I so wanted to love ‘Empire State’. With its vibrant Art-Deco style cover to its promise of super-heroes in prohibition era New York, and a Chandler influenced protagonist, it should have ticked every box. Unfortunately I rather had the wrong end of the stick. I had anticipated a light, thrilling read – ‘Spandex and Speakeasys’, if you will. Instead, at the centre of the novel is a tantalising dual reality, and a tale the true nature of which is elusive and hard to pin down. There are peculiar and inexplicable goings on that, until the trick was revealed, made my brain hurt. Unfortunately, the sleight of hand, once performed, was underwhelming.
Christopher is undoubtedly an author to watch, but with ‘Empire State’ I felt he’d tried to be too clever. There is so much crammed into the novel’s 400 pages, it’s hard to gain a sense of what the novel is really about. Whilst this is in no way a bad read, had I at some point lost my copy, I could happily have gone through life never knowing how the book finished.
It is almost impossible to review ‘Empire State’ without letting a few things slip, so if you don’t want to know anything about the story and structure of the book, then look away now…
The settings for the novel are great. New York proper is barely in the book but it is well-drawn nonetheless. Taking centre stage is the Big Apple’s sinister alter-ego, ‘Empire State’. A city that coexists with the real New York, Empire State is a police state, overseen by the shadowy ‘Chairman’, who resides on the 101st floor of the Empire State Building. The novel’s protagonist, Rad Bradley, is a gumshoe, cast from the same mould as Philip Marlowe. He is hired to investigate the disappearance of a woman. Very soon a body turns up, but there are inconsistencies. Rad must work out what is going on; if he doesn’t, the consequences for the Empire State will be traumatic.

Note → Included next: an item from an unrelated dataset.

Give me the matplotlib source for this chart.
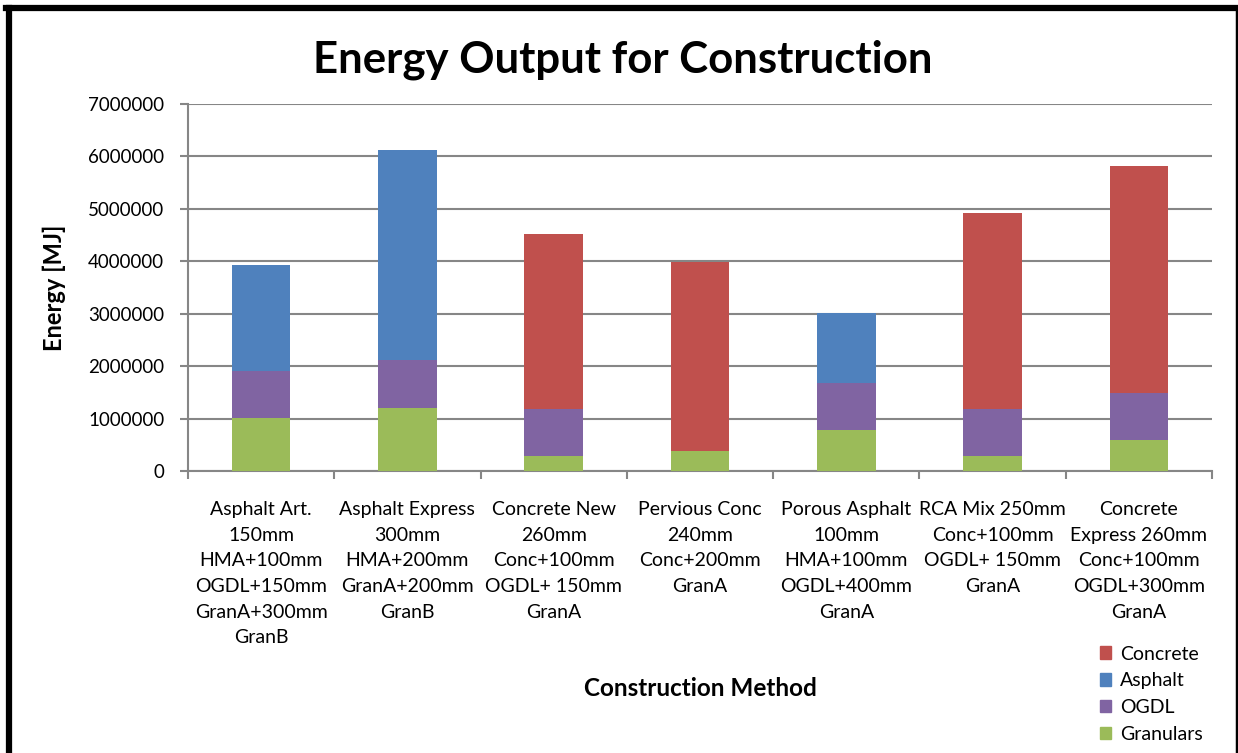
import matplotlib.pyplot as plt
import numpy as np
from matplotlib.patches import Patch
from matplotlib.lines import Line2D

plt.rcParams['font.family'] = ['Lato', 'DejaVu Sans']

# 공법별 에너지 데이터 (MJ)
methods = [
    "Asphalt Art.\n150mm\nHMA+100mm\nOGDL+150mm\nGranA+300mm\nGranB",
    "Asphalt Express\n300mm\nHMA+200mm\nGranA+200mm\nGranB",
    "Concrete New\n260mm\nConc+100mm\nOGDL+ 150mm\nGranA",
    "Pervious Conc\n240mm\nConc+200mm\nGranA",
    "Porous Asphalt\n100mm\nHMA+100mm\nOGDL+400mm\nGranA",
    "RCA Mix 250mm\nConc+100mm\nOGDL+ 150mm\nGranA",
    "Concrete\nExpress 260mm\nConc+100mm\nOGDL+300mm\nGranA",
]
granulars = [1010000, 1210000, 290000, 380000, 780000, 290000, 590000]
ogdl = [900000, 900000, 890000, 0, 900000, 890000, 890000]
asphalt = [2020000, 4010000, 0, 0, 1340000, 0, 0]
concrete = [0, 0, 3340000, 3600000, 0, 3750000, 4330000]

c_gran = "#9BBB59"
c_ogdl = "#8064A2"
c_asph = "#4F81BD"
c_conc = "#C0504D"
grid_c = "#868686"

fig = plt.figure(figsize=(12.38, 7.53), dpi=100)
ax = fig.add_axes([188 / 1238, 1 - 471 / 753, 1024 / 1238, 367 / 753])

x = np.arange(len(methods))
w = 0.4
bottom = np.zeros(len(methods))
for vals, col in [(granulars, c_gran), (ogdl, c_ogdl), (asphalt, c_asph), (concrete, c_conc)]:
    ax.bar(x, vals, w, bottom=bottom, color=col, zorder=3)
    bottom = bottom + np.array(vals)

ax.set_xlim(-0.5, len(methods) - 0.5)
ax.set_ylim(0, 7000000)
yt = np.arange(0, 7000001, 1000000)
ax.set_yticks(yt)
ax.set_yticklabels([str(v) for v in yt], fontsize=13.5)
ax.yaxis.grid(True, color=grid_c, linewidth=1.5, zorder=0)

ax.set_xticks(x)
ax.set_xticklabels(methods, fontsize=14, linespacing=1.62)
ax.tick_params(axis='x', length=0, pad=21.5)
ax.set_xticks(np.arange(-0.5, len(methods), 1), minor=True)
ax.tick_params(axis='x', which='minor', length=6, color=grid_c, width=1.5)
ax.tick_params(axis='y', length=6, color=grid_c, width=1.5, pad=11)

for s in ['top', 'right']:
    ax.spines[s].set_visible(False)
for s in ['left', 'bottom']:
    ax.spines[s].set_color(grid_c)
    ax.spines[s].set_linewidth(1.5)

fig.text(54 / 1238, 1 - 288 / 753, "Energy [MJ]", fontsize=17, fontweight='bold',
         rotation=90, ha='center', va='center')
fig.text(700 / 1238, 1 - 688 / 753, "Construction Method", fontsize=17.5,
         fontweight='bold', ha='center', va='center')
fig.text(623 / 1238, 1 - 60 / 753, "Energy Output for Construction", fontsize=31.5,
         fontweight='bold', ha='center', va='center')

handles = [Patch(color=c_conc, label="Concrete"), Patch(color=c_asph, label="Asphalt"),
           Patch(color=c_ogdl, label="OGDL"), Patch(color=c_gran, label="Granulars")]
fig.legend(handles=handles, loc='upper left', bbox_to_anchor=(1082 / 1238, 1 - 628 / 753),
           frameon=False, fontsize=14, handlelength=0.6, handleheight=0.6,
           handletextpad=0.45, labelspacing=0.5)

# 차트 테두리
fig.add_artist(Line2D([9 / 1238, 9 / 1238], [0, 1 - 8 / 753], color='black', linewidth=4.5,
                      transform=fig.transFigure))
fig.add_artist(Line2D([6 / 1238, 1238 / 1238], [1 - 8 / 753, 1 - 8 / 753], color='black',
                      linewidth=4.5, transform=fig.transFigure))
fig.add_artist(Line2D([1237 / 1238, 1237 / 1238], [0, 1 - 8 / 753], color='black',
                      linewidth=2.5, transform=fig.transFigure))

fig.savefig("out.png", dpi=100)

The book has two main problems. Firstly is the sheer number of existing works that Christopher borrows from. His overlapping cities are very reminiscent of China Miellivile’s ‘The City and The City’, as is the peculiar sense of detachment in the first half of the novel. The wisecracking PI is obviously straight from Chandler. If the Empire State is Gotham, then its superheroes are Batman (well one of them is anyway) and one of the villains will be all too recognisable to fans of the Bat. These are big boots to fill. All three represent masterworks of the genre, and Christopher just can’t compete. It’s a shame; inviting comparison to such works show inadequacies in the novel that would have gone unnoticed had the author not attempted to be so ambitious. When you add in alternate realities, doppelgängers, robots and airships, there are just too many balls to keep in the air.

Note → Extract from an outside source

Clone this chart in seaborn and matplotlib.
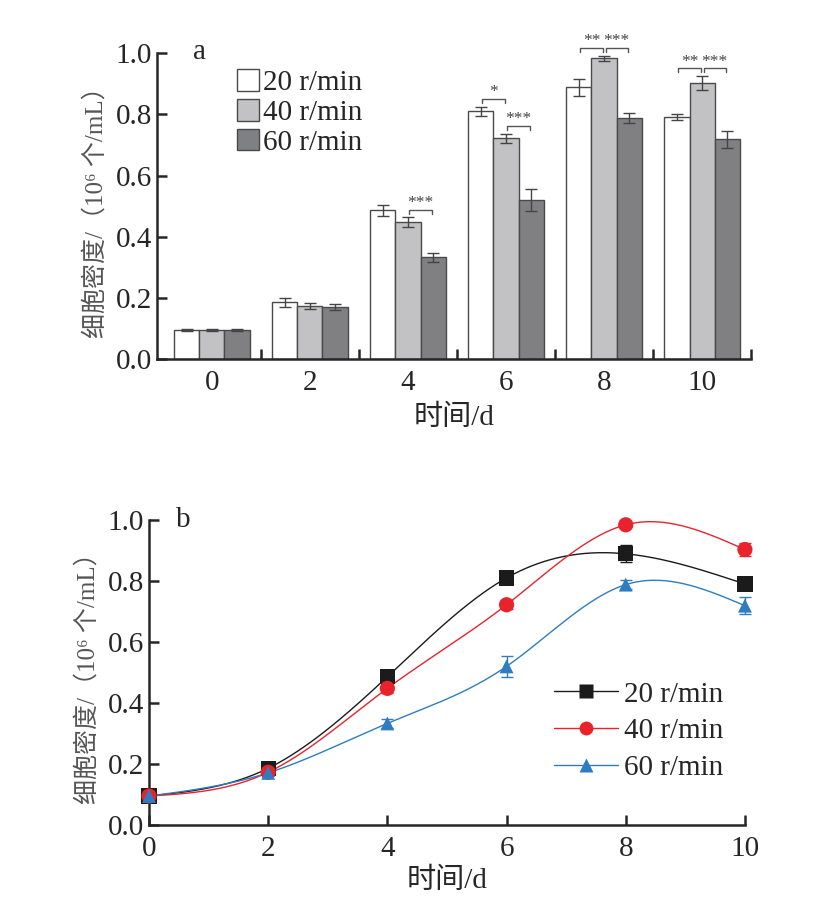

For me though, where the novel really fails is with its characters. They are to a man, flat and uninteresting. My detachment from the novel was, in part, caused by my inability to empathise with any its players. I found it hard to care whether their world survived or not. So bland are the ensemble cast, I struggled to remember who was who, making it even more difficult to work out was going on. This problem was compounded by the fact that most of the characters in the book had similar but not identical doppelgängers, one for each world. Separating the characters in my mind, was like trying to arrange differing shades of beige without a colour key.

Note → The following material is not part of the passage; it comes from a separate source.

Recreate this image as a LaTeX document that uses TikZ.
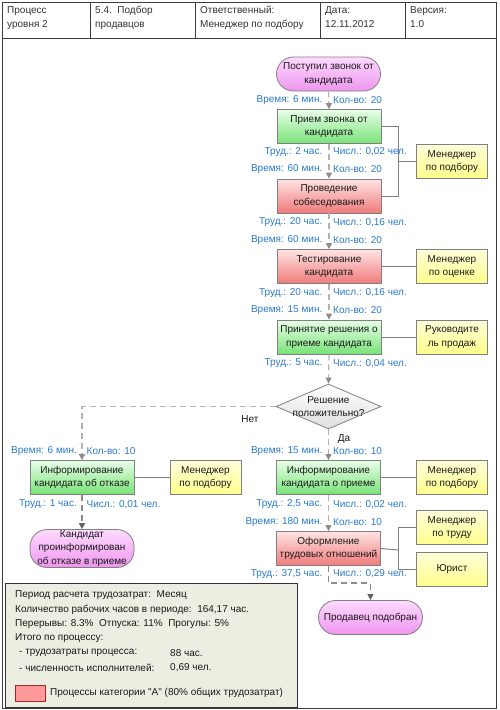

But these rather damning indictments paint too bleak a picture of what is great concept urban sci-fi. The execution may be clumsy, but at the heart of ‘Empire State’ is an intriguing story about trust, identity and state control. Despite being over-ambitious, Christopher should be applauded for the depth of his vision. I’m sorry I didn’t enjoy it more, but having said that I am still excited about Christopher’s next novel ‘Seven Wonders’.